Correct Answer: batch processing

Explanation:


Introduction:
Remote Job Entry (RJE) is a historical yet important concept from mainframe and minicomputer eras that still informs modern workload orchestration. RJE enabled users at remote terminals or sites to submit entire jobs—often containing multiple programs, datasets, and control statements—to a centralized host system for later execution. Understanding RJE clarifies the differences between batch, real-time, and transaction-oriented paradigms.


Given Data / Assumptions:

  • RJE involves sending job control and input data to a central computer.
  • Results are returned after the job has been scheduled and executed.
  • There is no requirement for immediate, sub-second response to each individual user action.


Concept / Approach:
Batch processing groups work into jobs that run under the control of a scheduler, typically without interactive user oversight during execution. RJE fits this paradigm: jobs are queued, prioritized, executed, and output is delivered (often as printouts or files) later. In contrast, realtime processing must meet strict timing constraints for each event, and transaction processing focuses on short, atomic requests (e.g., bank account updates) with immediate acknowledgments. RJE is not about distributing computation across peers; it is about remote submission to a central batch system.


Step-by-Step Solution:
1) Identify RJE elements: remote submission, queued execution, later retrieval of output.2) Compare to paradigms: batch = queued jobs; realtime = immediate deadlines; transaction = short requests with quick commits.3) Map RJE to batch processing due to its non-interactive execution model.4) Conclude that “batch processing” is the best fit.

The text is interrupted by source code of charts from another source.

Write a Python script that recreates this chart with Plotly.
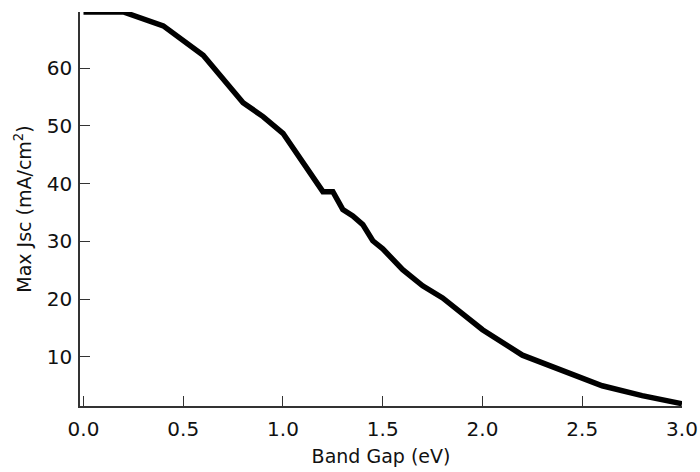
import plotly.graph_objects as go

band_gap = [0.0, 0.2, 0.4, 0.6, 0.8, 0.9, 1.0, 1.2, 1.25, 1.3, 1.35, 1.4, 1.45, 1.5,
            1.6, 1.7, 1.8, 1.9, 2.0, 2.2, 2.4, 2.6, 2.8, 3.0]
max_jsc = [69.7, 69.7, 67.3, 62.2, 54.0, 51.6, 48.7, 38.6, 38.6, 35.5, 34.4, 32.9, 30.1, 28.7,
           25.1, 22.3, 20.2, 17.5, 14.7, 10.3, 7.6, 5.0, 3.3, 1.9]

x_ticks = [0.0, 0.5, 1.0, 1.5, 2.0, 2.5, 3.0]
x_tick_labels = ["0.0", "0.5", "1.0", "1.5", "2.0", "2.5", "3.0"]
y_ticks = [10, 20, 30, 40, 50, 60]

FONT = "DejaVu Sans"
AX = "#333333"

fig = go.Figure()
fig.add_trace(go.Scatter(x=band_gap, y=max_jsc, mode="lines",
                         line=dict(color="black", width=5.5), showlegend=False,
                         cliponaxis=False))

fig.update_layout(
    width=700, height=472,
    margin=dict(l=80, r=18, t=12, b=66),
    paper_bgcolor="white", plot_bgcolor="white",
    font=dict(family=FONT, size=18, color="#111111"),
)
fig.update_xaxes(
    range=[-0.0175, 3.0], tickvals=x_ticks, ticktext=x_tick_labels,
    ticks="inside", ticklen=10, tickwidth=1, tickcolor=AX,
    showline=True, linecolor=AX, linewidth=1.5, showgrid=False, zeroline=False,
    tickfont=dict(size=20), ticklabelstandoff=4, automargin=False,
    title=dict(text="Band Gap (eV)", font=dict(size=19), standoff=10),
)
fig.update_yaxes(
    range=[1.5, 69.7], tickvals=y_ticks,
    ticks="inside", ticklen=10, tickwidth=1, tickcolor=AX,
    showline=True, linecolor=AX, linewidth=1.5, showgrid=False, zeroline=False,
    tickfont=dict(size=20), ticklabelstandoff=2, automargin=False,
    title=dict(text="Max Jsc (mA/cm<sup>2</sup>)", font=dict(size=19), standoff=10),
)

fig.write_html("out.html")
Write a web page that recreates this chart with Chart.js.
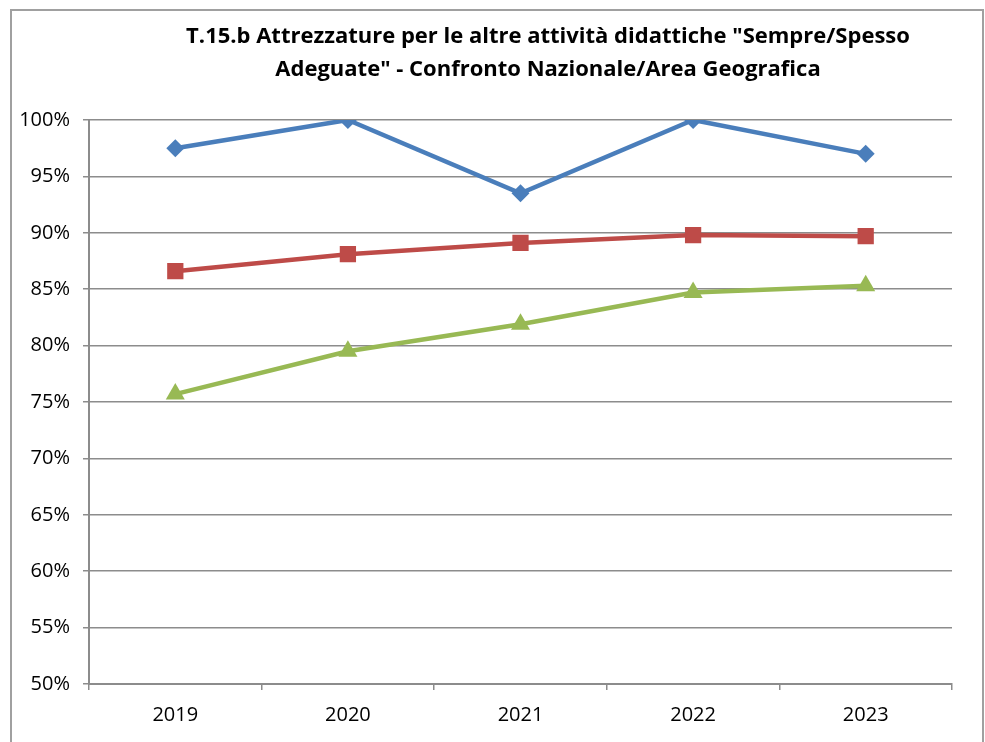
<!DOCTYPE html>
<html>
<head>
<meta charset="utf-8">
<script src="https://cdn.jsdelivr.net/npm/chart.js@4/dist/chart.umd.min.js"></script>
<style>
  html, body { margin: 0; padding: 0; background: #fff; }
  #wrap { position: relative; width: 985px; height: 742px; }
</style>
</head>
<body>
<div id="wrap"><canvas id="chart" width="985" height="742"></canvas></div>
<script>
// T.15.b - attrezzature altre attivita didattiche
const years = ['2019', '2020', '2021', '2022', '2023']
const blueValues = [97.5, 100, 93.5, 100, 97.0]
const redValues = [86.6, 88.1, 89.1, 89.8, 89.7]
const greenValues = [75.7, 79.5, 81.9, 84.7, 85.3]
const titleLines = ['T.15.b Attrezzature per le altre attività didattiche "Sempre/Spesso', 'Adeguate" - Confronto Nazionale/Area Geografica']

const font = '"Open Sans", "Noto Sans", sans-serif'
const gridColor = '#8c8c8c'

// titolo e cornice disegnati a mano
const framePlugin = {
    id: 'frame',
    afterDraw(chart) {
        let ctx = chart.ctx
        ctx.save()
        ctx.strokeStyle = '#a0a0a0'
        ctx.lineWidth = 2
        ctx.beginPath()
        ctx.moveTo(11, 742)
        ctx.lineTo(11, 10)
        ctx.lineTo(983, 10)
        ctx.lineTo(983, 742)
        ctx.stroke()
        ctx.fillStyle = '#000'
        ctx.font = 'bold 22px ' + font
        ctx.textAlign = 'center'
        ctx.textBaseline = 'middle'
        titleLines.forEach((line, i) => ctx.fillText(line, 548, 37 + i * 33))
        ctx.restore()
    }
}

new Chart(document.getElementById('chart'), {
    type: 'line',
    data: {
        labels: years,
        datasets: [
            {
                data: blueValues,
                borderColor: '#4a7ebb',
                backgroundColor: '#4a7ebb',
                borderWidth: 4.5,
                pointStyle: 'rectRot',
                pointRadius: 9,
                pointBorderWidth: 0
            },
            {
                data: redValues,
                borderColor: '#be4b48',
                backgroundColor: '#be4b48',
                borderWidth: 4.5,
                pointStyle: 'rect',
                pointRadius: 11.5,
                pointBorderWidth: 0
            },
            {
                data: greenValues,
                borderColor: '#98b954',
                backgroundColor: '#98b954',
                borderWidth: 4.5,
                pointStyle: 'triangle',
                pointRadius: 11,
                pointBorderWidth: 0
            }
        ]
    },
    options: {
        responsive: false,
        animation: false,
        layout: { padding: { left: 0, right: 33, top: 120, bottom: 0 } },
        plugins: { legend: { display: false }, title: { display: false }, tooltip: { enabled: false } },
        scales: {
            x: {
                offset: true,
                grid: { offset: true, drawOnChartArea: false, color: gridColor, lineWidth: 1.5, tickLength: 6 },
                border: { color: gridColor, width: 2 },
                ticks: { color: '#000', font: { family: font, size: 20 }, padding: 13 },
                afterFit(scale) { scale.height = 58 }
            },
            y: {
                min: 50,
                max: 100,
                ticks: { stepSize: 5, color: '#000', font: { family: font, size: 20 }, padding: 13,
                    callback: v => v + '%' },
                grid: { color: gridColor, lineWidth: 1.5, tickLength: 6 },
                border: { color: gridColor, width: 2 },
                afterFit(scale) { scale.width = 89 }
            }
        }
    },
    plugins: [framePlugin]
})
</script>
</body>
</html>
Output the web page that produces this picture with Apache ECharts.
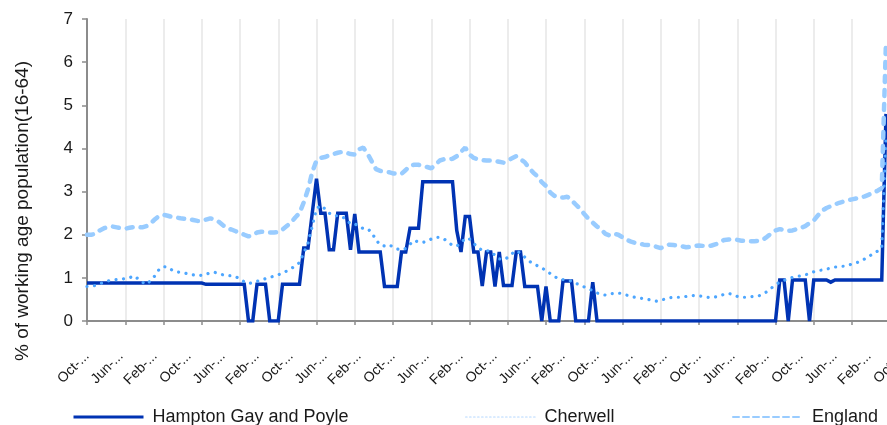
<!DOCTYPE html>
<html>
<head>
<meta charset="utf-8">
<script src="https://cdn.jsdelivr.net/npm/echarts@6/dist/echarts.min.js"></script>
<style>
  html, body { margin: 0; padding: 0; background: #fff; }
  #chart { width: 887px; height: 425px; }
</style>
</head>
<body>
<div id="chart"></div>
<script>
// Monthly categories starting Oct (labels shown truncated as in the reference)
var monthNames = ['Jan','Feb','Mar','Apr','May','Jun','Jul','Aug','Sep','Oct','Nov','Dec'];
var startYear = 2004, startMonth = 9, categoryCount = 193;
var categories = [];
for (var k = 0; k < categoryCount; k++) {
  var m = (startMonth + k) % 12;
  var y = startYear + Math.floor((startMonth + k) / 12);
  categories.push(monthNames[m] + '-' + String(y).slice(2));
}

var yTicks = [0, 1, 2, 3, 4, 5, 6, 7];

var hampton = [
  0.88,0.88,0.88,0.88,0.88,0.88,0.88,0.88,0.88,0.88,
  0.88,0.88,0.88,0.88,0.88,0.88,0.88,0.88,0.88,0.88,
  0.88,0.88,0.88,0.88,0.88,0.88,0.88,0.88,0.85,0.85,
  0.85,0.85,0.85,0.85,0.85,0.85,0.85,0.85,0,0,
  0.85,0.85,0.85,0,0,0,0.85,0.85,0.85,0.85,
  0.85,1.69,1.69,2.5,3.3,2.5,2.5,1.65,1.65,2.5,
  2.5,2.5,1.65,2.48,1.6,1.6,1.6,1.6,1.6,1.6,
  0.8,0.8,0.8,0.8,1.6,1.6,2.15,2.15,2.15,3.23,
  3.23,3.23,3.23,3.23,3.23,3.23,3.23,2.1,1.6,2.42,
  2.42,1.6,1.6,0.81,1.6,1.6,0.8,1.6,0.82,0.82,
  0.82,1.6,1.6,0.8,0.8,0.8,0.8,0,0.8,0,
  0,0,0.93,0.93,0.93,0,0,0,0,0.9,
  0,0,0,0,0,0,0,0,0,0,
  0,0,0,0,0,0,0,0,0,0,
  0,0,0,0,0,0,0,0,0,0,
  0,0,0,0,0,0,0,0,0,0,
  0,0,0,0.95,0.95,0,0.95,0.95,0.95,0.95,
  0,0.95,0.95,0.95,0.95,0.9,0.95,0.95,0.95,0.95,
  0.95,0.95,0.95,0.95,0.95,0.95,0.95,0.95,4.8
];

var cherwell = [
  0.8,0.81,0.82,0.86,0.9,0.93,0.95,0.96,0.97,0.98,
  1.0,1.05,0.98,0.9,0.85,0.94,1.05,1.2,1.26,1.25,
  1.18,1.14,1.13,1.11,1.09,1.07,1.05,1.06,1.08,1.12,
  1.13,1.1,1.07,1.05,1.05,1.03,0.97,0.91,0.87,0.89,
  0.92,0.95,0.98,1.01,1.04,1.07,1.11,1.16,1.21,1.28,
  1.35,1.58,1.8,2.2,2.6,2.68,2.6,2.5,2.44,2.44,
  2.42,2.36,2.25,2.25,2.2,2.14,2.14,2.05,1.88,1.76,
  1.74,1.77,1.72,1.67,1.65,1.68,1.78,1.87,1.83,1.82,
  1.85,1.9,1.94,1.94,1.9,1.83,1.75,1.74,1.8,1.92,
  1.9,1.8,1.7,1.64,1.63,1.62,1.52,1.44,1.42,1.47,
  1.56,1.63,1.57,1.48,1.39,1.33,1.28,1.23,1.17,1.1,
  1.03,0.98,0.96,0.96,0.92,0.87,0.84,0.79,0.75,0.7,
  0.65,0.62,0.6,0.63,0.64,0.65,0.63,0.6,0.57,0.55,
  0.53,0.52,0.5,0.48,0.46,0.48,0.51,0.54,0.55,0.55,
  0.55,0.57,0.58,0.59,0.58,0.57,0.55,0.54,0.56,0.59,
  0.62,0.64,0.61,0.57,0.55,0.55,0.56,0.57,0.58,0.62,
  0.68,0.76,0.84,0.9,0.94,0.98,1.01,1.03,1.05,1.07,
  1.1,1.14,1.17,1.18,1.2,1.23,1.25,1.26,1.27,1.29,
  1.32,1.35,1.38,1.44,1.5,1.56,1.62,1.7,4.3
];

var england = [
  2.0,2.0,2.02,2.1,2.15,2.18,2.19,2.17,2.15,2.14,
  2.16,2.18,2.18,2.17,2.2,2.26,2.36,2.44,2.46,2.44,
  2.41,2.4,2.38,2.37,2.36,2.34,2.32,2.32,2.35,2.38,
  2.35,2.3,2.22,2.15,2.12,2.08,2.04,2.0,1.96,2.0,
  2.05,2.07,2.07,2.05,2.05,2.06,2.12,2.2,2.28,2.4,
  2.5,2.75,3.05,3.45,3.72,3.78,3.8,3.84,3.87,3.9,
  3.92,3.9,3.87,3.86,3.98,4.02,3.88,3.7,3.52,3.48,
  3.46,3.45,3.42,3.41,3.41,3.5,3.6,3.62,3.62,3.6,
  3.57,3.54,3.62,3.72,3.75,3.75,3.76,3.82,3.92,4.02,
  3.86,3.78,3.75,3.73,3.72,3.72,3.71,3.69,3.67,3.72,
  3.77,3.82,3.75,3.68,3.55,3.44,3.35,3.22,3.13,2.98,
  2.9,2.86,2.86,2.88,2.8,2.7,2.6,2.48,2.37,2.28,
  2.19,2.12,2.02,1.98,2.02,2.0,1.94,1.88,1.84,1.81,
  1.79,1.77,1.76,1.75,1.72,1.69,1.73,1.77,1.76,1.75,
  1.73,1.71,1.72,1.74,1.75,1.74,1.73,1.75,1.78,1.84,
  1.88,1.89,1.9,1.88,1.86,1.86,1.85,1.85,1.86,1.88,
  1.95,2.03,2.1,2.13,2.11,2.09,2.1,2.13,2.16,2.2,
  2.27,2.33,2.45,2.56,2.62,2.66,2.7,2.74,2.77,2.8,
  2.82,2.84,2.86,2.89,2.93,2.97,3.02,3.08,6.5
];

var seriesNames = ['Hampton Gay and Poyle', 'Cherwell', 'England'];
var yAxisTitle = '% of working age population(16-64)';

var FONT = "'Liberation Sans', Arial, Helvetica, sans-serif";
var chart = echarts.init(document.getElementById('chart'), null, { renderer: 'canvas' });

function legendFor(name, left, lineStyle) {
  return {
    data: [name],
    left: left,
    top: 408,
    padding: 0,
    itemWidth: 70,
    itemHeight: 14,
    itemGap: 0,
    selectedMode: false,
    textStyle: { fontFamily: FONT, fontSize: 18, color: '#1a1a1a', padding: [0, 0, 0, 4] },
    itemStyle: { color: 'rgba(0,0,0,0)', borderColor: 'rgba(0,0,0,0)', borderWidth: 0, opacity: 0 },
    lineStyle: lineStyle
  };
}

chart.setOption({
  animation: false,
  backgroundColor: '#ffffff',
  grid: { left: 87, top: 19, width: 816, height: 302, containLabel: false, outerBoundsMode: 'none' },
  legend: [
    legendFor(seriesNames[0], 72, { width: 3, color: '#0033B3', type: 'solid', opacity: 1 }),
    legendFor(seriesNames[1], 465, { width: 1.2, color: '#b5d8ff', type: [1.5, 2.5], opacity: 1 }),
    legendFor(seriesNames[2], 732, { width: 2, color: '#99CCFF', type: [6, 4], opacity: 1 })
  ],
  graphic: [{
    type: 'text',
    x: 23,
    y: 211,
    rotation: Math.PI / 2,
    style: {
      text: yAxisTitle,
      font: '19px ' + FONT,
      fill: '#1a1a1a',
      align: 'center',
      verticalAlign: 'middle'
    }
  }],
  xAxis: {
    type: 'category',
    data: categories,
    boundaryGap: false,
    axisLine: { show: true, lineStyle: { color: '#8c8c8c', width: 2 } },
    axisTick: { show: true, interval: 8, length: 4, lineStyle: { color: '#8c8c8c', width: 1.5 } },
    splitLine: { show: true, interval: 8, lineStyle: { color: '#ececec', width: 2 } },
    axisLabel: {
      interval: 7,
      rotate: 45,
      margin: 33,
      fontFamily: FONT,
      fontSize: 14,
      color: '#1a1a1a',
      formatter: function (v) { return v.split('-')[0] + '-...'; }
    }
  },
  yAxis: {
    type: 'value',
    min: yTicks[0],
    max: yTicks[yTicks.length - 1],
    interval: 1,
    axisLine: { show: true, lineStyle: { color: '#8c8c8c', width: 2 } },
    axisTick: { show: true, length: 5, lineStyle: { color: '#8c8c8c', width: 1.5 } },
    splitLine: { show: false },
    axisLabel: { margin: 14, fontFamily: FONT, fontSize: 17, color: '#1a1a1a' }
  },
  series: [
    {
      name: seriesNames[0],
      type: 'line',
      data: hampton,
      symbol: 'none',
      z: 2,
      lineStyle: { color: '#0033B3', width: 3.5, join: 'miter', miterLimit: 2 },
      itemStyle: { color: '#0033B3' }
    },
    {
      name: seriesNames[1],
      type: 'line',
      data: cherwell,
      symbol: 'none',
      z: 3,
      lineStyle: { color: '#4DA6FF', width: 3.2, type: [0.01, 7.5], cap: 'round' },
      itemStyle: { color: '#4DA6FF' }
    },
    {
      name: seriesNames[2],
      type: 'line',
      data: england,
      symbol: 'none',
      z: 4,
      lineStyle: { color: '#99CCFF', width: 4.5, type: [6, 8], cap: 'round' },
      itemStyle: { color: '#99CCFF' }
    }
  ]
});
</script>
</body>
</html>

Verification / Alternative check:
Classic systems (e.g., IBM JES/RJE/SJE) explicitly describe remote job submission and spooling for batch workloads, reinforcing the association.


Why Other Options Are Wrong:

  • Realtime processing: RJE does not guarantee deterministic deadlines per event.
  • Transaction processing: RJE jobs are larger units than a single transaction and are not interactive.
  • Distributed processing: RJE centralizes execution; it does not distribute computation among peers.
  • None of the above: invalid because “batch processing” fits precisely.


Common Pitfalls:
Confusing RJE terminals with interactive timesharing. Timesharing sessions are conversational; RJE queues whole jobs for later execution.